Entre perdas visíveis e ganhos invisíveis: a tal da meia-idade
A meia-idade pode tornar-se travessia: uma passagem que, quando elaborada, nos permite acessar a liberdade de viver com mais autenticidade
PUBLICAÇÃO
segunda-feira, 09 de junho de 2025
A meia-idade pode tornar-se travessia: uma passagem que, quando elaborada, nos permite acessar a liberdade de viver com mais autenticidade
Sylvio do Amaral Schreiner

Muito se fala sobre a chamada “crise da meia-idade”, expressão popular que tenta dar conta de um mal-estar peculiar vivido, em geral, a partir dos 40 ou 50 anos. Esse momento parece atingir, em algum grau, todas as pessoas, independentemente da geração a que pertençam. Nascidos no pós-guerra, nos anos 70, 90 ou já no século XXI, todos, mais cedo ou mais tarde, se verão confrontados com a mesma realidade: a juventude não é eterna e o tempo não negocia com o desejo. Mas afinal, por que esse atravessamento psíquico é tão universal e o que ele nos convoca a trabalhar internamente?

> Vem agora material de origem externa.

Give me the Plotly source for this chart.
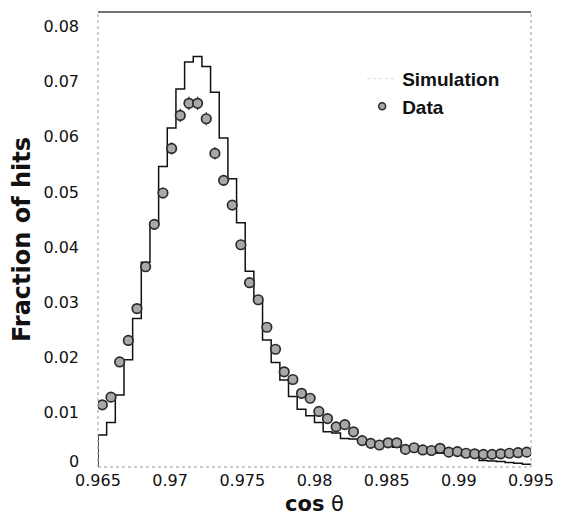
import numpy as np
import plotly.graph_objects as go

# ---- data ----
x_min, x_max, n_bins = 0.965, 0.995, 50

simulation = [0.0058, 0.0081, 0.0131, 0.0195, 0.0270, 0.0372, 0.0444, 0.0546, 0.0616, 0.0687,
              0.0736, 0.0746, 0.0728, 0.0681, 0.0598, 0.0524, 0.0444, 0.0356, 0.0301, 0.0231,
              0.0190, 0.0158, 0.0128, 0.0105, 0.0093, 0.0081, 0.0064, 0.0062, 0.0052, 0.0051,
              0.0051, 0.0046, 0.0046, 0.0040, 0.0036, 0.0034, 0.0034, 0.0031, 0.0028, 0.0025,
              0.0025, 0.0024, 0.0020, 0.0019, 0.0012, 0.0011, 0.0010, 0.0008, 0.0007, 0.0005]

data = [0.0113, 0.0127, 0.0191, 0.0230, 0.0288, 0.0364, 0.0441, 0.0498, 0.0579, 0.0639,
        0.0661, 0.0661, 0.0633, 0.0570, 0.0521, 0.0476, 0.0404, 0.0335, 0.0304, 0.0254,
        0.0214, 0.0173, 0.0159, 0.0134, 0.0125, 0.0101, 0.0088, 0.0073, 0.0077, 0.0064,
        0.0048, 0.0043, 0.0040, 0.0044, 0.0044, 0.0032, 0.0035, 0.0031, 0.0030, 0.0034,
        0.0027, 0.0028, 0.0025, 0.0024, 0.0023, 0.0023, 0.0024, 0.0025, 0.0026, 0.0027]

data_err = [0.0005, 0.0005, 0.0006, 0.0006, 0.0007, 0.0008, 0.0009, 0.0010, 0.0011, 0.0012,
            0.0012, 0.0012, 0.0012, 0.0011, 0.0010, 0.0009, 0.0009, 0.0008, 0.0007, 0.0007,
            0.0006, 0.0006, 0.0005, 0.0005, 0.0005, 0.0004, 0.0004, 0.0004, 0.0004, 0.0004,
            0.0003, 0.0003, 0.0003, 0.0003, 0.0003, 0.0003, 0.0003, 0.0003, 0.0003, 0.0003,
            0.0003, 0.0003, 0.0003, 0.0003, 0.0003, 0.0003, 0.0003, 0.0003, 0.0003, 0.0003]

x_ticks = [0.965, 0.97, 0.975, 0.98, 0.985, 0.99, 0.995]
x_tick_labels = ["0.965", "0.97", "0.975", "0.98", "0.985", "0.99", "0.995"]
y_ticks = [0.01, 0.02, 0.03, 0.04, 0.05, 0.06, 0.07, 0.08]
y_tick_labels = ["0.01", "0.02", "0.03", "0.04", "0.05", "0.06", "0.07", "0.08"]
y_zero_label = "0"

# ---- derived geometry ----
edges = np.linspace(x_min, x_max, n_bins + 1)
centers = 0.5 * (edges[:-1] + edges[1:])
step_x = [edges[0]] + list(edges[:-1]) + [edges[-1]]
step_y = [0] + list(simulation) + [simulation[-1]]

fig = go.Figure()

fig.add_trace(go.Scatter(
    x=step_x, y=step_y, mode="lines", line=dict(shape="hv", color="#111", width=1.5),
    showlegend=False, hoverinfo="skip"))

fig.add_trace(go.Scatter(
    x=centers, y=data, mode="markers", showlegend=False,
    marker=dict(size=9.5, color="#a8a8a8", line=dict(color="#2a2a2a", width=1.7)),
    error_y=dict(type="data", array=data_err, color="#222", thickness=1.2, width=0)))

# legend-only entries
fig.add_trace(go.Scatter(
    x=[None], y=[None], mode="lines", name="Simulation",
    line=dict(color="#d8d8d8", width=1, dash="dot")))
fig.add_trace(go.Scatter(
    x=[None], y=[None], mode="markers", name="Data",
    marker=dict(size=7, color="#a8a8a8", line=dict(color="#2a2a2a", width=1.5))))

frame_dot = dict(color="#9a9a9a", width=1, dash="dot")
shapes = [
    dict(type="line", xref="paper", yref="paper", x0=0, x1=0, y0=0, y1=1, line=frame_dot),
    dict(type="line", xref="paper", yref="paper", x0=1, x1=1, y0=0, y1=1, line=frame_dot),
    dict(type="line", xref="paper", yref="paper", x0=0, x1=1, y0=0, y1=0, line=frame_dot),
    dict(type="line", xref="paper", yref="paper", x0=0, x1=1, y0=1, y1=1,
         line=dict(color="#444", width=1.3)),
]

fig.add_annotation(text=y_zero_label, xref="paper", yref="y", x=0, y=0,
                   xanchor="right", yanchor="middle", xshift=-17, yshift=6,
                   showarrow=False, font=dict(family="DejaVu Sans", size=16, color="#111"))

fig.update_layout(
    template="none",
    width=561, height=528,
    margin=dict(l=98, r=30, t=12, b=61, autoexpand=False),
    paper_bgcolor="white", plot_bgcolor="white",
    shapes=shapes,
    xaxis=dict(range=[x_min, x_max], tickvals=x_ticks, ticktext=x_tick_labels,
               showgrid=False, zeroline=False, showline=False, ticks="", automargin=False,
               tickfont=dict(family="DejaVu Sans", size=16, color="#111"),
               ticklabelstandoff=2,
               title=dict(text="<b>cos</b> θ", standoff=7,
                          font=dict(family="DejaVu Sans", size=21, color="#111"))),
    yaxis=dict(range=[0, 0.0827], tickvals=y_ticks, ticktext=y_tick_labels,
               showgrid=False, zeroline=False, showline=False, ticks="", automargin=False,
               tickfont=dict(family="DejaVu Sans", size=16, color="#111"),
               ticklabelstandoff=18,
               title=dict(text="<b>Fraction of hits</b>", standoff=5,
                          font=dict(family="DejaVu Sans", size=24, color="#111"))),
    legend=dict(x=0.61, y=0.895, xanchor="left", yanchor="top",
                bgcolor="rgba(0,0,0,0)", borderwidth=0,
                font=dict(family="Liberation Sans", size=19, color="#111", weight="bold"),
                itemwidth=30, tracegroupgap=0),
)

fig.write_html("out.html", config={"displayModeBar": False},
               post_script="document.body.style.margin='0px';")
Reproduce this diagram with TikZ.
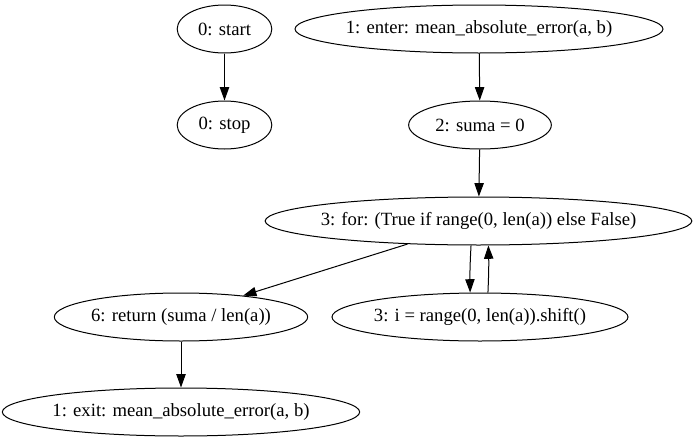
\documentclass[tikz,border=0pt]{standalone}
\usepackage{fontspec}
\setmainfont{Liberation Serif}
\usetikzlibrary{shapes.geometric,arrows.meta}
\newcommand{\gtext}[1]{\makebox[0pt]{#1}}
\begin{document}
\begin{tikzpicture}[x=0.75pt,y=-0.75pt,
  gnode/.style={draw,ellipse,inner sep=0pt,minimum height=36pt,line width=0.75pt,font=\rmfamily\fontsize{14}{16}\selectfont},
  garrow/.style={line width=0.75pt,-{Triangle[length=10pt,width=7pt]}}]
\useasboundingbox (0,0) rectangle (697,443);
\node[gnode,minimum width=71pt] (start) at (224.5,29) {\gtext{0: start}};
\node[gnode,minimum width=71pt] (stop) at (224.5,125) {\gtext{0: stop}};
\node[gnode,minimum width=276pt] (enter) at (479,29) {\gtext{1: enter: mean\_absolute\_error(a, b)}};
\node[gnode,minimum width=107pt] (suma) at (480,125) {\gtext{2: suma = 0}};
\node[gnode,minimum width=320pt] (for) at (478.5,221) {\gtext{3: for: (True if range(0, len(a)) else False)}};
\node[gnode,minimum width=190pt] (ret) at (181,317) {\gtext{6: return (suma / len(a))}};
\node[gnode,minimum width=222pt] (iter) at (480,317) {\gtext{3: i = range(0, len(a)).shift()}};
\node[gnode,minimum width=268pt] (exit) at (181,412) {\gtext{1: exit: mean\_absolute\_error(a, b)}};
\draw[garrow] (start) -- (stop);
\draw[garrow] (enter) -- (suma);
\draw[garrow] (suma) -- (for);
\draw[garrow] (for.198) -- (ret.19);
\draw[garrow] (for.-107) to[bend right=2] (iter.112);
\draw[garrow] (iter.72) to[bend right=2] (for.-68);
\draw[garrow] (ret) -- (exit);
\end{tikzpicture}
\end{document}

Quando o sujeito adentra a chamada meia-idade, ele se depara com um movimento psíquico inevitável de revisão e reconfiguração. O corpo, que durante anos sustentou uma experiência de potência, agilidade e desejo de expansão, começa a emitir sinais de cansaço, de limite. Aparecem dores, diagnósticos, e junto deles uma consciência mais nítida da finitude. Não se trata de um simples declínio físico, mas da emergência de um novo olhar sobre o tempo e sobre si mesmo. A ilusão onipotente da juventude, necessária à construção da identidade no início da vida adulta, começa a ruir. A psicanálise compreende esse processo como um luto: um luto pelo corpo que se foi, pelos ideais inalcançados, pelos caminhos não trilhados. E, como todo luto, ele demanda trabalho psíquico, elaboração e transformação interna.
Há momentos na vida em que somos tomados por uma “revolução íntima”, e não é por acaso que a meia-idade coincide, muitas vezes, com um chamado ao reexame da vida. É nesse ponto do percurso que o sujeito começa a se perguntar: o que eu fiz da minha vida até aqui? E o que ainda posso fazer com o que me resta? Perguntas que não encontram respostas fáceis, mas que, se bem acolhidas, podem se tornar motores de crescimento psíquico. O amadurecimento emocional implica tolerar a ambivalência e suportar as perdas sem se destruir. A meia-idade nos exige exatamente isso: capacidade de renunciar à onipotência para acessar formas mais realistas, profundas e satisfatórias de viver.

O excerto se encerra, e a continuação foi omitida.